EXERCISE BRIEF: Repeat the listing that follows, character for character, minus the pictures.

DATASET CONTENT:
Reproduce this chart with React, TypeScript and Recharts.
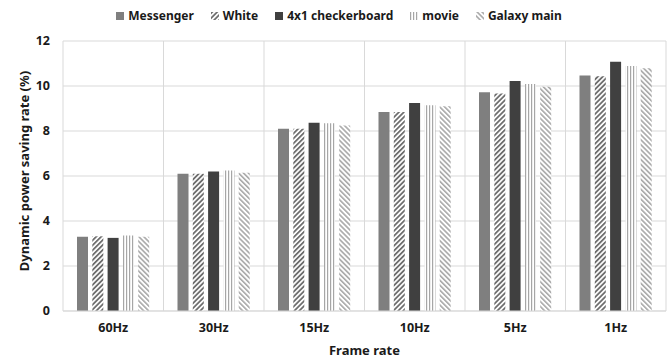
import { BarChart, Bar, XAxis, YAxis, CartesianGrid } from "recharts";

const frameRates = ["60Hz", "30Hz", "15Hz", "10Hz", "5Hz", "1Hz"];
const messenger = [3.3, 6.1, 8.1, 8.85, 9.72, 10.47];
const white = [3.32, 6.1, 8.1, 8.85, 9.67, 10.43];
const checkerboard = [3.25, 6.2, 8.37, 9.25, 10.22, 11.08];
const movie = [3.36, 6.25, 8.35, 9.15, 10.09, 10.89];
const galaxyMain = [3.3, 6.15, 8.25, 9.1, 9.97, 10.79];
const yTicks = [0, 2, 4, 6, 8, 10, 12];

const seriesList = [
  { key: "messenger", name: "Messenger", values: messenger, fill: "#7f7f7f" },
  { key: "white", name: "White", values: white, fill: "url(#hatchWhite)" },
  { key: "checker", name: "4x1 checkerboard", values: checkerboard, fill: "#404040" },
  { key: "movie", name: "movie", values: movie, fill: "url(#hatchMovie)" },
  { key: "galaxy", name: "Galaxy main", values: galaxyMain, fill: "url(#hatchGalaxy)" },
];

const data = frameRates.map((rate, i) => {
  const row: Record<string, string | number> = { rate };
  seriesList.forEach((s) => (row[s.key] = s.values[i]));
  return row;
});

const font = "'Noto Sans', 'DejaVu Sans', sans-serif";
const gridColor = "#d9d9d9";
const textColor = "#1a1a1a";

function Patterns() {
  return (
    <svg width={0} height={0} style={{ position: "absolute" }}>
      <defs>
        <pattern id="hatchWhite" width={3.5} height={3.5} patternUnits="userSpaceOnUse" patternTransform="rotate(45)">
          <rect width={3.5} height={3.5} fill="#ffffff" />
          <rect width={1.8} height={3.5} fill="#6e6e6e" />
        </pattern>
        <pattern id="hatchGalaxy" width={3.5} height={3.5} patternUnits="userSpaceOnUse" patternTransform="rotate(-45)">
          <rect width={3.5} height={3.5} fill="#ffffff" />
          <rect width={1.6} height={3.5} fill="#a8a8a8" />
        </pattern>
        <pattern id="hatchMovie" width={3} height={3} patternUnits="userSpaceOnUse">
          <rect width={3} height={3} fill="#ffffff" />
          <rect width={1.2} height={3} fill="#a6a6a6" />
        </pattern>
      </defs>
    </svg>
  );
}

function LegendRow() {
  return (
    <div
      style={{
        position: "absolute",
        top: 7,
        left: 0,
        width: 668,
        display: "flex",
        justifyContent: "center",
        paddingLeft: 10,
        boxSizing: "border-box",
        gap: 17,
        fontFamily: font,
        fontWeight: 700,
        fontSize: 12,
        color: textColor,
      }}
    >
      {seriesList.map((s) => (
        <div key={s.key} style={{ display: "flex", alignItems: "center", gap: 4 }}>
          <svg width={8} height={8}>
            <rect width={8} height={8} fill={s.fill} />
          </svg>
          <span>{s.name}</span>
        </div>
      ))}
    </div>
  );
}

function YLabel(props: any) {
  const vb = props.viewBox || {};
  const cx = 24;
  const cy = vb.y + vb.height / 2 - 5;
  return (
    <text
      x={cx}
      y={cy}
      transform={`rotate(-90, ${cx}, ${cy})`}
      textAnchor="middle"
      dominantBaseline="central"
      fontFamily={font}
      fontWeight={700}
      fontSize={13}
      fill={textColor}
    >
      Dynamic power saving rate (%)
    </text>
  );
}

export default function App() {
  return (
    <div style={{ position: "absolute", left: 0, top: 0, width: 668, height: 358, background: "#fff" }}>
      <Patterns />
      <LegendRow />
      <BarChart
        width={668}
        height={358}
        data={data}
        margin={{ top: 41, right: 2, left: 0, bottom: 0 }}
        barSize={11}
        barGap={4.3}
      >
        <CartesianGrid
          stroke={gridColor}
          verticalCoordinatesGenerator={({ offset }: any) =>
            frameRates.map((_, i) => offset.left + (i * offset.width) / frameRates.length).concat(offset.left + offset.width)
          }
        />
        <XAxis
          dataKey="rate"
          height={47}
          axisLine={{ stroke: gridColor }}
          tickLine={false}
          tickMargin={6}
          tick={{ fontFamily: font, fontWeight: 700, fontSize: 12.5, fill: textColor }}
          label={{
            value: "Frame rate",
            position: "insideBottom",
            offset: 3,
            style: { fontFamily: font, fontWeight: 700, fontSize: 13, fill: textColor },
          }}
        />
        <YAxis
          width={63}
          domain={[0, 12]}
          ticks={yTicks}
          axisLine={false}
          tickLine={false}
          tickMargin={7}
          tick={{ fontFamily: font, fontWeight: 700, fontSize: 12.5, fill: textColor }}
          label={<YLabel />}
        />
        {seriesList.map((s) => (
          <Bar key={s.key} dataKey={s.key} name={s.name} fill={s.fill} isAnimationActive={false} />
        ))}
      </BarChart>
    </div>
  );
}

REPLY TO THE TASK:
Reproduce this chart with React, TypeScript and Recharts.
import { BarChart, Bar, XAxis, YAxis, CartesianGrid } from "recharts";

const frameRates = ["60Hz", "30Hz", "15Hz", "10Hz", "5Hz", "1Hz"];
const messenger = [3.3, 6.1, 8.1, 8.85, 9.72, 10.47];
const white = [3.32, 6.1, 8.1, 8.85, 9.67, 10.43];
const checkerboard = [3.25, 6.2, 8.37, 9.25, 10.22, 11.08];
const movie = [3.36, 6.25, 8.35, 9.15, 10.09, 10.89];
const galaxyMain = [3.3, 6.15, 8.25, 9.1, 9.97, 10.79];
const yTicks = [0, 2, 4, 6, 8, 10, 12];

const seriesList = [
  { key: "messenger", name: "Messenger", values: messenger, fill: "#7f7f7f" },
  { key: "white", name: "White", values: white, fill: "url(#hatchWhite)" },
  { key: "checker", name: "4x1 checkerboard", values: checkerboard, fill: "#404040" },
  { key: "movie", name: "movie", values: movie, fill: "url(#hatchMovie)" },
  { key: "galaxy", name: "Galaxy main", values: galaxyMain, fill: "url(#hatchGalaxy)" },
];

const data = frameRates.map((rate, i) => {
  const row: Record<string, string | number> = { rate };
  seriesList.forEach((s) => (row[s.key] = s.values[i]));
  return row;
});

const font = "'Noto Sans', 'DejaVu Sans', sans-serif";
const gridColor = "#d9d9d9";
const textColor = "#1a1a1a";

function Patterns() {
  return (
    <svg width={0} height={0} style={{ position: "absolute" }}>
      <defs>
        <pattern id="hatchWhite" width={3.5} height={3.5} patternUnits="userSpaceOnUse" patternTransform="rotate(45)">
          <rect width={3.5} height={3.5} fill="#ffffff" />
          <rect width={1.8} height={3.5} fill="#6e6e6e" />
        </pattern>
        <pattern id="hatchGalaxy" width={3.5} height={3.5} patternUnits="userSpaceOnUse" patternTransform="rotate(-45)">
          <rect width={3.5} height={3.5} fill="#ffffff" />
          <rect width={1.6} height={3.5} fill="#a8a8a8" />
        </pattern>
        <pattern id="hatchMovie" width={3} height={3} patternUnits="userSpaceOnUse">
          <rect width={3} height={3} fill="#ffffff" />
          <rect width={1.2} height={3} fill="#a6a6a6" />
        </pattern>
      </defs>
    </svg>
  );
}

function LegendRow() {
  return (
    <div
      style={{
        position: "absolute",
        top: 7,
        left: 0,
        width: 668,
        display: "flex",
        justifyContent: "center",
        paddingLeft: 10,
        boxSizing: "border-box",
        gap: 17,
        fontFamily: font,
        fontWeight: 700,
        fontSize: 12,
        color: textColor,
      }}
    >
      {seriesList.map((s) => (
        <div key={s.key} style={{ display: "flex", alignItems: "center", gap: 4 }}>
          <svg width={8} height={8}>
            <rect width={8} height={8} fill={s.fill} />
          </svg>
          <span>{s.name}</span>
        </div>
      ))}
    </div>
  );
}

function YLabel(props: any) {
  const vb = props.viewBox || {};
  const cx = 24;
  const cy = vb.y + vb.height / 2 - 5;
  return (
    <text
      x={cx}
      y={cy}
      transform={`rotate(-90, ${cx}, ${cy})`}
      textAnchor="middle"
      dominantBaseline="central"
      fontFamily={font}
      fontWeight={700}
      fontSize={13}
      fill={textColor}
    >
      Dynamic power saving rate (%)
    </text>
  );
}

export default function App() {
  return (
    <div style={{ position: "absolute", left: 0, top: 0, width: 668, height: 358, background: "#fff" }}>
      <Patterns />
      <LegendRow />
      <BarChart
        width={668}
        height={358}
        data={data}
        margin={{ top: 41, right: 2, left: 0, bottom: 0 }}
        barSize={11}
        barGap={4.3}
      >
        <CartesianGrid
          stroke={gridColor}
          verticalCoordinatesGenerator={({ offset }: any) =>
            frameRates.map((_, i) => offset.left + (i * offset.width) / frameRates.length).concat(offset.left + offset.width)
          }
        />
        <XAxis
          dataKey="rate"
          height={47}
          axisLine={{ stroke: gridColor }}
          tickLine={false}
          tickMargin={6}
          tick={{ fontFamily: font, fontWeight: 700, fontSize: 12.5, fill: textColor }}
          label={{
            value: "Frame rate",
            position: "insideBottom",
            offset: 3,
            style: { fontFamily: font, fontWeight: 700, fontSize: 13, fill: textColor },
          }}
        />
        <YAxis
          width={63}
          domain={[0, 12]}
          ticks={yTicks}
          axisLine={false}
          tickLine={false}
          tickMargin={7}
          tick={{ fontFamily: font, fontWeight: 700, fontSize: 12.5, fill: textColor }}
          label={<YLabel />}
        />
        {seriesList.map((s) => (
          <Bar key={s.key} dataKey={s.key} name={s.name} fill={s.fill} isAnimationActive={false} />
        ))}
      </BarChart>
    </div>
  );
}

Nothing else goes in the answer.